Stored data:

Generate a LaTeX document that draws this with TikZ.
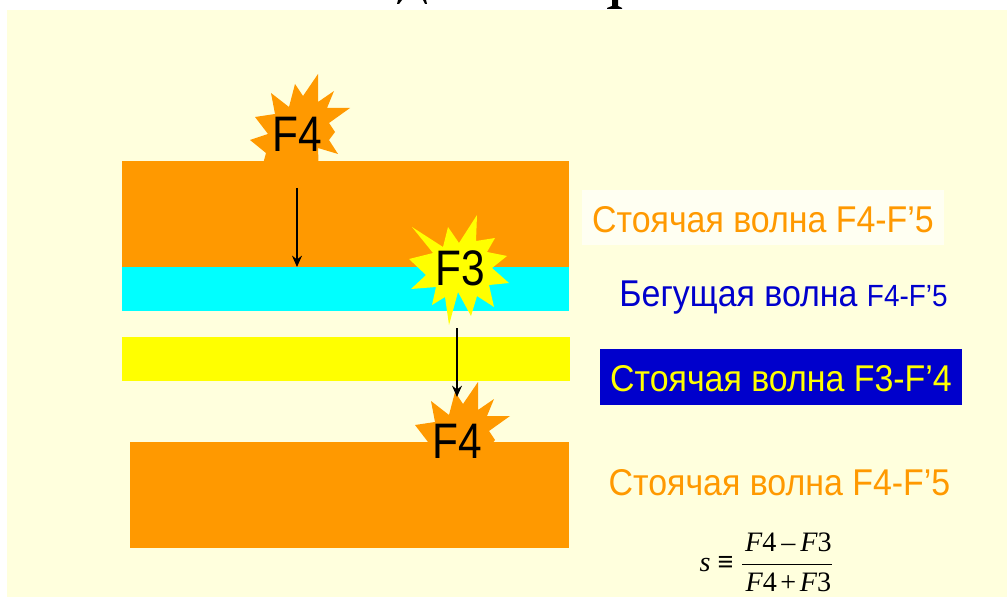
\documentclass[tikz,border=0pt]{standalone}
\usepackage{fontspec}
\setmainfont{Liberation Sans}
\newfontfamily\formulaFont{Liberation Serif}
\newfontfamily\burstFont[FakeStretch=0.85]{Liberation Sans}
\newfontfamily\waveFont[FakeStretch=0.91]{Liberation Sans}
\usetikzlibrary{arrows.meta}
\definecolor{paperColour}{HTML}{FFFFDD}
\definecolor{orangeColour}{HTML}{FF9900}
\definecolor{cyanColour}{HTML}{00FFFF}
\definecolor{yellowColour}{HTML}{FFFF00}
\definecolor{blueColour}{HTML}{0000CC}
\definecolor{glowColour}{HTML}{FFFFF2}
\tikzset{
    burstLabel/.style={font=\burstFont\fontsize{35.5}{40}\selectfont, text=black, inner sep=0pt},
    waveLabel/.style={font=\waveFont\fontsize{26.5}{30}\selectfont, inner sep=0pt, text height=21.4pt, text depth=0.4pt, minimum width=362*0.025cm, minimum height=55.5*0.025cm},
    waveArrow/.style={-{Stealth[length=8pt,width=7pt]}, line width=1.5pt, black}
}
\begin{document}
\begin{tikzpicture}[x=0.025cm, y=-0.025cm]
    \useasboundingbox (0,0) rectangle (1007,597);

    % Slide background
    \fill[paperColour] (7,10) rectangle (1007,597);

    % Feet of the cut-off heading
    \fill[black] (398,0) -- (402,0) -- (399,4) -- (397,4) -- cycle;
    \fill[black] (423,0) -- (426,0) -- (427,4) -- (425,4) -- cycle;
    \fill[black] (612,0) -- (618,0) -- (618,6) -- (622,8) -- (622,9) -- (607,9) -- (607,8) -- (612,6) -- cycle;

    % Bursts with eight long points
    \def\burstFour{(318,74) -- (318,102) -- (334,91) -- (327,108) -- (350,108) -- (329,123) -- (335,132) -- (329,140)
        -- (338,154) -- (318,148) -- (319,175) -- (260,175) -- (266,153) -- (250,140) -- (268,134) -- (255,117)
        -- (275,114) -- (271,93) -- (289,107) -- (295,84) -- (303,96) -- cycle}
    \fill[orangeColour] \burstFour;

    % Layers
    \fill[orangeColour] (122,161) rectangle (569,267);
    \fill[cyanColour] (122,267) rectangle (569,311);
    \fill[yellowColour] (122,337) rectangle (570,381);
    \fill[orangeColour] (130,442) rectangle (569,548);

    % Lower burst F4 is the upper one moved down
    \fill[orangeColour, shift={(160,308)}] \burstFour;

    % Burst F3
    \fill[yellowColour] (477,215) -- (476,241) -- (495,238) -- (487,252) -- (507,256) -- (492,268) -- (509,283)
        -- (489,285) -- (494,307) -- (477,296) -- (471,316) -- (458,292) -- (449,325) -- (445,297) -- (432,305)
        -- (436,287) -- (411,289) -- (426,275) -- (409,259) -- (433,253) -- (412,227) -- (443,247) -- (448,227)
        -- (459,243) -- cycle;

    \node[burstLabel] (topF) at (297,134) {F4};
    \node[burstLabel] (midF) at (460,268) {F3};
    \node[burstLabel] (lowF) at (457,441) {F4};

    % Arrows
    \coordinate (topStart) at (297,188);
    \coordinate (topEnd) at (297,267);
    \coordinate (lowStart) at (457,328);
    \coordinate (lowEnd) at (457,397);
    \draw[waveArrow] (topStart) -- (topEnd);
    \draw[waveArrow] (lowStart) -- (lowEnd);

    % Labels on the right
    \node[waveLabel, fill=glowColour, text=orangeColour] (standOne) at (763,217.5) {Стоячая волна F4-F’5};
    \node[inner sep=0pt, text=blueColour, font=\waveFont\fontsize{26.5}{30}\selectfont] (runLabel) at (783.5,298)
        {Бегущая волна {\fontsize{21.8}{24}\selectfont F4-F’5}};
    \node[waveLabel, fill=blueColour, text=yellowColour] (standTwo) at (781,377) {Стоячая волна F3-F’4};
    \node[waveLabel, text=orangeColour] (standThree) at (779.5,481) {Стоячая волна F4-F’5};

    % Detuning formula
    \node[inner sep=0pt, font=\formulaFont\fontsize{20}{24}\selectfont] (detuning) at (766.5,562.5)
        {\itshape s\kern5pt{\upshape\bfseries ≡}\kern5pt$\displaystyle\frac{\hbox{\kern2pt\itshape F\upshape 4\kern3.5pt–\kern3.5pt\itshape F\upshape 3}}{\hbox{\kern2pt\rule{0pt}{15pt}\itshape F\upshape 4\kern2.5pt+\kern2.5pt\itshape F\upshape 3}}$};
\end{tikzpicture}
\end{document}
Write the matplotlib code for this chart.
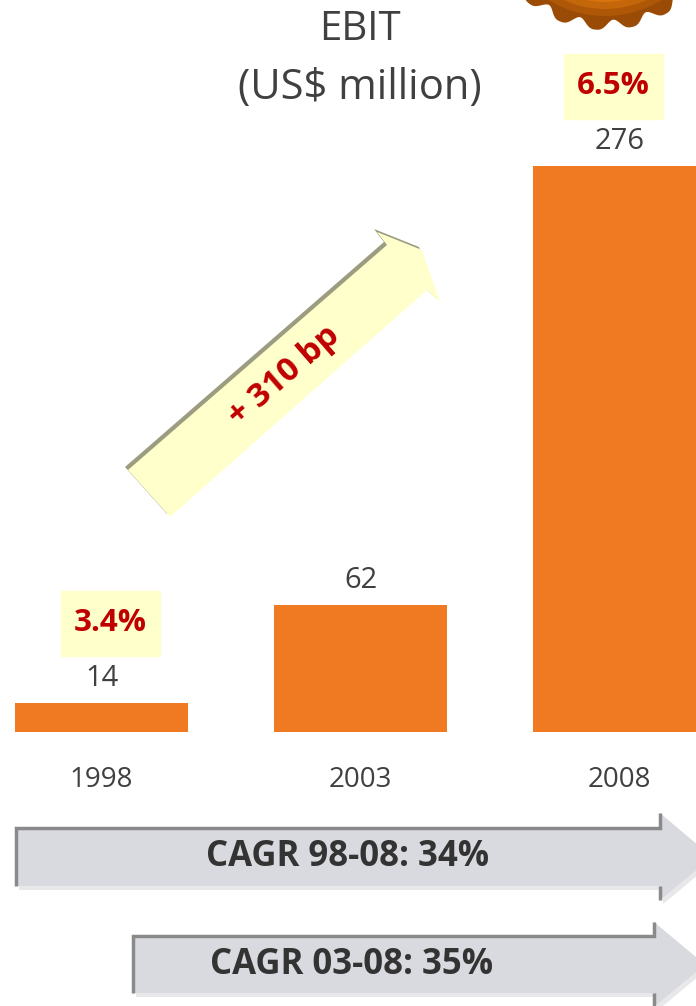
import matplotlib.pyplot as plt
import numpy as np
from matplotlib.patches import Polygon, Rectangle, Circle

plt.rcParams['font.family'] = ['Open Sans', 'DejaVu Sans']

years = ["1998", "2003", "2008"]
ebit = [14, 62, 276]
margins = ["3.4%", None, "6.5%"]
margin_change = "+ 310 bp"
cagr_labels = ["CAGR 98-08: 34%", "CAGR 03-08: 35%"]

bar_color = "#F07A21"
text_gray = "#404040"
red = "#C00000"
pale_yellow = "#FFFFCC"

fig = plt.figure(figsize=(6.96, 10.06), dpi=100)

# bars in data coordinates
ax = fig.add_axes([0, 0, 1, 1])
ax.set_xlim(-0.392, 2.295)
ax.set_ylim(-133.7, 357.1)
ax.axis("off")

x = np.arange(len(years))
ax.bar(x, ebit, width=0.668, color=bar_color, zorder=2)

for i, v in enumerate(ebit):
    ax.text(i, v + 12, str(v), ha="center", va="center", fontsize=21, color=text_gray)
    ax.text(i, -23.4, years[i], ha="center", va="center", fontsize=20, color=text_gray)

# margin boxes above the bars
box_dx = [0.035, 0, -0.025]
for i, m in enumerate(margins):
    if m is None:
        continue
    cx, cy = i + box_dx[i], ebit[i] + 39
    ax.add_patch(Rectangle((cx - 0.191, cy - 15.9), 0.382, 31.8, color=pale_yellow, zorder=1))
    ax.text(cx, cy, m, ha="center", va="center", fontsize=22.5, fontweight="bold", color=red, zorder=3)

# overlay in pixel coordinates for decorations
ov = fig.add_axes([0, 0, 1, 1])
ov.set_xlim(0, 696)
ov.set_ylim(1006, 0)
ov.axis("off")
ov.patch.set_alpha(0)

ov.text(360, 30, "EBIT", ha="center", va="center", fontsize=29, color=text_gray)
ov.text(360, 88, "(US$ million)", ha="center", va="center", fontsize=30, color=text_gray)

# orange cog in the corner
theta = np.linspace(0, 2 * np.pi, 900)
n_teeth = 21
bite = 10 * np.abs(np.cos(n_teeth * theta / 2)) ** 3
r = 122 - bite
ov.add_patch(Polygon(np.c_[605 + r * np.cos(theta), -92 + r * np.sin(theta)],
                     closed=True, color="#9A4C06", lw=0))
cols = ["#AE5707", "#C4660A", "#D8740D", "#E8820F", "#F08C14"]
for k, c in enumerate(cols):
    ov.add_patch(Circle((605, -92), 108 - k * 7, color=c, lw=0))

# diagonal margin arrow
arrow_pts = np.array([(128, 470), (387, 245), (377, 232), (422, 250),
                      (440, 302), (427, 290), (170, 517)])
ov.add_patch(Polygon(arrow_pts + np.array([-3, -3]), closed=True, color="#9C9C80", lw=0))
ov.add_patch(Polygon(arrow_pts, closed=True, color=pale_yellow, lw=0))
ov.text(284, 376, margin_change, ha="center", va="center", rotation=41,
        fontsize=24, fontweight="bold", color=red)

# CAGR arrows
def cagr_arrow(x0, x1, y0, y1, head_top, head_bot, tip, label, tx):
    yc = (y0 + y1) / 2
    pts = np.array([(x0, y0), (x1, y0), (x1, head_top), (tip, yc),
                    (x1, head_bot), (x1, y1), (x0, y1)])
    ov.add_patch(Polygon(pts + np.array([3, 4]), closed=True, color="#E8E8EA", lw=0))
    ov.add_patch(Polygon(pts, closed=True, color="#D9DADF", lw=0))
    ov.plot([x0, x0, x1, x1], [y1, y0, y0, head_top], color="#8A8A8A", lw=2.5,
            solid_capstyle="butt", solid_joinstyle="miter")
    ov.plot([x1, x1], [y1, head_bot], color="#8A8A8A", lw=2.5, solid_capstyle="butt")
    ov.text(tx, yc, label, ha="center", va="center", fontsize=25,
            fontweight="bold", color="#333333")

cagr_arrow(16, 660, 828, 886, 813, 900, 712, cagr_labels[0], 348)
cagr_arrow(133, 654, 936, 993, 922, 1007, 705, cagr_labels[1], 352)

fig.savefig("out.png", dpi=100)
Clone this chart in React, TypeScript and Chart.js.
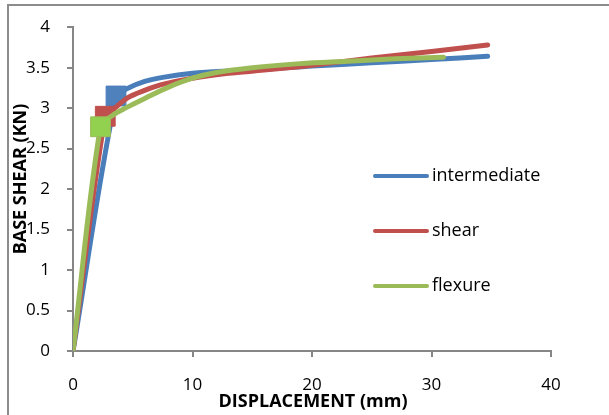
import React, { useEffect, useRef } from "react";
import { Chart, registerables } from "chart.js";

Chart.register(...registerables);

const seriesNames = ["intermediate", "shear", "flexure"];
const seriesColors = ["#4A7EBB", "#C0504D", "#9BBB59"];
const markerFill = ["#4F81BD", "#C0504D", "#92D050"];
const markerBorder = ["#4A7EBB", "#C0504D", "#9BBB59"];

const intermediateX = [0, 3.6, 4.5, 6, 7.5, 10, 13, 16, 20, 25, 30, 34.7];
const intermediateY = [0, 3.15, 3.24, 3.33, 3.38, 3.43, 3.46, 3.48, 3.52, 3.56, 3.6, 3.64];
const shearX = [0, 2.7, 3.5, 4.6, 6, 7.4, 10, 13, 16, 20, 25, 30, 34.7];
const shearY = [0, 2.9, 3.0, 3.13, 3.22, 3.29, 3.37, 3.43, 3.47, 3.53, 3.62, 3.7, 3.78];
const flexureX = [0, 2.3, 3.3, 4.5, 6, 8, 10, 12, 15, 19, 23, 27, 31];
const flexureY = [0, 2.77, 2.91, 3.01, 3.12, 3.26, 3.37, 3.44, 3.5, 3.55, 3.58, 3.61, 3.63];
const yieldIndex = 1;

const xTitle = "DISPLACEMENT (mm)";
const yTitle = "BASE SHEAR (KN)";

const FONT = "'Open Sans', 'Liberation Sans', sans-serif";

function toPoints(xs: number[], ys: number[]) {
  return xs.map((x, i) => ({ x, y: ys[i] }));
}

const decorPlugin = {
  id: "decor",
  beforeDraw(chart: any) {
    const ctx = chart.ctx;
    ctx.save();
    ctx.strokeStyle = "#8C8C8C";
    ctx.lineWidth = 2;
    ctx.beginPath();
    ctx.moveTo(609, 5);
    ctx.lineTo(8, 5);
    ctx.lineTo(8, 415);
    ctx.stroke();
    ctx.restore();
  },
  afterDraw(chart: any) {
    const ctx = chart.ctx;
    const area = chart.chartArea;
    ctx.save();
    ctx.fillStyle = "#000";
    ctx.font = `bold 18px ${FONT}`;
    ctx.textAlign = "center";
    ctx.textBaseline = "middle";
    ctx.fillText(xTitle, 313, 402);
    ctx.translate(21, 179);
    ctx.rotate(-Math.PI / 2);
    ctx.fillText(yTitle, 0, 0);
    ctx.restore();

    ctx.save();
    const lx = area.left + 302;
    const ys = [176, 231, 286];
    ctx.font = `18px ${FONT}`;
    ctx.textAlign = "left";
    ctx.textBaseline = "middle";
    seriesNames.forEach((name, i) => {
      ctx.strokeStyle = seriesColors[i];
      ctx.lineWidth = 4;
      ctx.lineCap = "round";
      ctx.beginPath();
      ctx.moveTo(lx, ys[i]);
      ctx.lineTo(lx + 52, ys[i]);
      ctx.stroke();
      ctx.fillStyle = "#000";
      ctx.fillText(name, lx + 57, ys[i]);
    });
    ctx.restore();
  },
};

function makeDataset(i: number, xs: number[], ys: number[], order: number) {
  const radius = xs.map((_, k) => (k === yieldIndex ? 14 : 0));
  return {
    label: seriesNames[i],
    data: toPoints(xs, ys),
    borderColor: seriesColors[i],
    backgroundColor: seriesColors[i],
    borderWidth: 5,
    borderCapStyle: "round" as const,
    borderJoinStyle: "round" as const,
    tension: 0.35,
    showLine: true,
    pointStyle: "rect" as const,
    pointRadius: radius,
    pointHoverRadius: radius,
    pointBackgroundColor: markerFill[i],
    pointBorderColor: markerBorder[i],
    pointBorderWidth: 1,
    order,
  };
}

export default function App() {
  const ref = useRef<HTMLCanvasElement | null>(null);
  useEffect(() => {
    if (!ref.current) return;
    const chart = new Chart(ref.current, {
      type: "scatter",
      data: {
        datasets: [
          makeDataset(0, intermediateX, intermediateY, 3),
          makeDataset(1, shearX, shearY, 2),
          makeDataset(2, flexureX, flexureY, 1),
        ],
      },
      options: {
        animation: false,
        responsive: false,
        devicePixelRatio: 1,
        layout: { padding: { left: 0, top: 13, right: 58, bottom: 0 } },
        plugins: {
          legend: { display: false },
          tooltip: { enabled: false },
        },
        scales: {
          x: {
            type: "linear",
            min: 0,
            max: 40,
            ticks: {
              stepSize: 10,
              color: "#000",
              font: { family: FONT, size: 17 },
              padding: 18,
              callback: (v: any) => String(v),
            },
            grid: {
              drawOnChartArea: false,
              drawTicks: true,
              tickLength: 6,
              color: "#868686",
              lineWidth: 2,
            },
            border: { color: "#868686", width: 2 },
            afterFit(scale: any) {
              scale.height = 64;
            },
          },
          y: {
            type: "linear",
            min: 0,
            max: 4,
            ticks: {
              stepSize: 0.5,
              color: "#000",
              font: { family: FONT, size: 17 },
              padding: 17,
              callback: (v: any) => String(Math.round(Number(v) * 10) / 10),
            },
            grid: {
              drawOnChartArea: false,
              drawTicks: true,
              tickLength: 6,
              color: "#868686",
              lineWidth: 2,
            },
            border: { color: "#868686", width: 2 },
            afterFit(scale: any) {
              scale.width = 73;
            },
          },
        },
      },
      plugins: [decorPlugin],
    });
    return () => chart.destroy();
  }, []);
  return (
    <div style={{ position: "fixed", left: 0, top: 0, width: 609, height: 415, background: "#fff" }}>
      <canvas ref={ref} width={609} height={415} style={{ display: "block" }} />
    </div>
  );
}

Job: Gather each line from the entries above that includes the word "matplotlib".

Problem solution:
Write the matplotlib code for this chart.
import matplotlib.pyplot as plt
from matplotlib.patches import Polygon, Rectangle, Circle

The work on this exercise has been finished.